** START OF Data shown **
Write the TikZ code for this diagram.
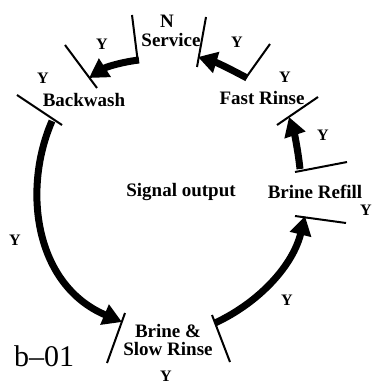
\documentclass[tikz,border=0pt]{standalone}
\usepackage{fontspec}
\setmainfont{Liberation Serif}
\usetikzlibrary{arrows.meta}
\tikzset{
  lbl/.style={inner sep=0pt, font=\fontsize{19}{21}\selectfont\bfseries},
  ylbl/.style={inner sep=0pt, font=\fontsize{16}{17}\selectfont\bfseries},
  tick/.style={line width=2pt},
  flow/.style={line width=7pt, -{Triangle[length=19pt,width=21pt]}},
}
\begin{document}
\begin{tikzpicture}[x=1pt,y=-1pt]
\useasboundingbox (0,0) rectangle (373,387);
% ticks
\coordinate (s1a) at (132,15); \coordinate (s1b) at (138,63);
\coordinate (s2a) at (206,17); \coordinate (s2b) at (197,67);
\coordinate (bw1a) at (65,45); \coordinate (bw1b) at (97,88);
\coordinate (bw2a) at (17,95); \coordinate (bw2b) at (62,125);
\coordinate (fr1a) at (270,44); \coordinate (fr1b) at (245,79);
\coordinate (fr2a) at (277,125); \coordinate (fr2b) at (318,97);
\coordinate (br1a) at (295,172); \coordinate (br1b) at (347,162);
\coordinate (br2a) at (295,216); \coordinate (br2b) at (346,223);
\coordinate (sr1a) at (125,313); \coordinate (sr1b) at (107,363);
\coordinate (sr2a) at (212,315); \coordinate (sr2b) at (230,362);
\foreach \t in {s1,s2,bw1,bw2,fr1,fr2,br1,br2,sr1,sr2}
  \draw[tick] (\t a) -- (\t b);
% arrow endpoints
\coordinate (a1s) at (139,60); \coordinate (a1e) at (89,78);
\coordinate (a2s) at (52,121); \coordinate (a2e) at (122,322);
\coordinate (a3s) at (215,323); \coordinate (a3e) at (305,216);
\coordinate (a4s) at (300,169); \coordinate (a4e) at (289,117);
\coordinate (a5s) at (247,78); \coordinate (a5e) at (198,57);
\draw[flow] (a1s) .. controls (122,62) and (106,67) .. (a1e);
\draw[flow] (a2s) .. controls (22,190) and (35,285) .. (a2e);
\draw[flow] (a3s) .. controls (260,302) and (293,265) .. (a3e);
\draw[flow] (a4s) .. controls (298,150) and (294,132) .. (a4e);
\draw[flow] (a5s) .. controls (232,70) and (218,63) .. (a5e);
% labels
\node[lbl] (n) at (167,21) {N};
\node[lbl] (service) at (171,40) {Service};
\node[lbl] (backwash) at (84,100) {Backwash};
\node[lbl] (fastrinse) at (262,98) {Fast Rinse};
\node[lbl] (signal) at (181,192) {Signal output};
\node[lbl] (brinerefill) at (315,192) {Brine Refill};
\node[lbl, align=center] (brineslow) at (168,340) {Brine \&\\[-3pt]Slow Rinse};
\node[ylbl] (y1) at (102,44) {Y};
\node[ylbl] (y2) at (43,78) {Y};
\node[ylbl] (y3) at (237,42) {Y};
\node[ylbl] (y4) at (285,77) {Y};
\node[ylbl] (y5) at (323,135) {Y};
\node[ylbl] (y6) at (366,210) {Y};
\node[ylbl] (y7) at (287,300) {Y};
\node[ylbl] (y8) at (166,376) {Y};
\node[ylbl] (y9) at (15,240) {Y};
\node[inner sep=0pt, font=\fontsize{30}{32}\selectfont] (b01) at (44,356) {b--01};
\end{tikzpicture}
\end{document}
** END OF Data shown **
- **Work to do**: Working from the lines above, reproduce the material exactly and exclude its pictures.

- **Result of this exercise**:
Write the TikZ code for this diagram.
\documentclass[tikz,border=0pt]{standalone}
\usepackage{fontspec}
\setmainfont{Liberation Serif}
\usetikzlibrary{arrows.meta}
\tikzset{
  lbl/.style={inner sep=0pt, font=\fontsize{19}{21}\selectfont\bfseries},
  ylbl/.style={inner sep=0pt, font=\fontsize{16}{17}\selectfont\bfseries},
  tick/.style={line width=2pt},
  flow/.style={line width=7pt, -{Triangle[length=19pt,width=21pt]}},
}
\begin{document}
\begin{tikzpicture}[x=1pt,y=-1pt]
\useasboundingbox (0,0) rectangle (373,387);
% ticks
\coordinate (s1a) at (132,15); \coordinate (s1b) at (138,63);
\coordinate (s2a) at (206,17); \coordinate (s2b) at (197,67);
\coordinate (bw1a) at (65,45); \coordinate (bw1b) at (97,88);
\coordinate (bw2a) at (17,95); \coordinate (bw2b) at (62,125);
\coordinate (fr1a) at (270,44); \coordinate (fr1b) at (245,79);
\coordinate (fr2a) at (277,125); \coordinate (fr2b) at (318,97);
\coordinate (br1a) at (295,172); \coordinate (br1b) at (347,162);
\coordinate (br2a) at (295,216); \coordinate (br2b) at (346,223);
\coordinate (sr1a) at (125,313); \coordinate (sr1b) at (107,363);
\coordinate (sr2a) at (212,315); \coordinate (sr2b) at (230,362);
\foreach \t in {s1,s2,bw1,bw2,fr1,fr2,br1,br2,sr1,sr2}
  \draw[tick] (\t a) -- (\t b);
% arrow endpoints
\coordinate (a1s) at (139,60); \coordinate (a1e) at (89,78);
\coordinate (a2s) at (52,121); \coordinate (a2e) at (122,322);
\coordinate (a3s) at (215,323); \coordinate (a3e) at (305,216);
\coordinate (a4s) at (300,169); \coordinate (a4e) at (289,117);
\coordinate (a5s) at (247,78); \coordinate (a5e) at (198,57);
\draw[flow] (a1s) .. controls (122,62) and (106,67) .. (a1e);
\draw[flow] (a2s) .. controls (22,190) and (35,285) .. (a2e);
\draw[flow] (a3s) .. controls (260,302) and (293,265) .. (a3e);
\draw[flow] (a4s) .. controls (298,150) and (294,132) .. (a4e);
\draw[flow] (a5s) .. controls (232,70) and (218,63) .. (a5e);
% labels
\node[lbl] (n) at (167,21) {N};
\node[lbl] (service) at (171,40) {Service};
\node[lbl] (backwash) at (84,100) {Backwash};
\node[lbl] (fastrinse) at (262,98) {Fast Rinse};
\node[lbl] (signal) at (181,192) {Signal output};
\node[lbl] (brinerefill) at (315,192) {Brine Refill};
\node[lbl, align=center] (brineslow) at (168,340) {Brine \&\\[-3pt]Slow Rinse};
\node[ylbl] (y1) at (102,44) {Y};
\node[ylbl] (y2) at (43,78) {Y};
\node[ylbl] (y3) at (237,42) {Y};
\node[ylbl] (y4) at (285,77) {Y};
\node[ylbl] (y5) at (323,135) {Y};
\node[ylbl] (y6) at (366,210) {Y};
\node[ylbl] (y7) at (287,300) {Y};
\node[ylbl] (y8) at (166,376) {Y};
\node[ylbl] (y9) at (15,240) {Y};
\node[inner sep=0pt, font=\fontsize{30}{32}\selectfont] (b01) at (44,356) {b--01};
\end{tikzpicture}
\end{document}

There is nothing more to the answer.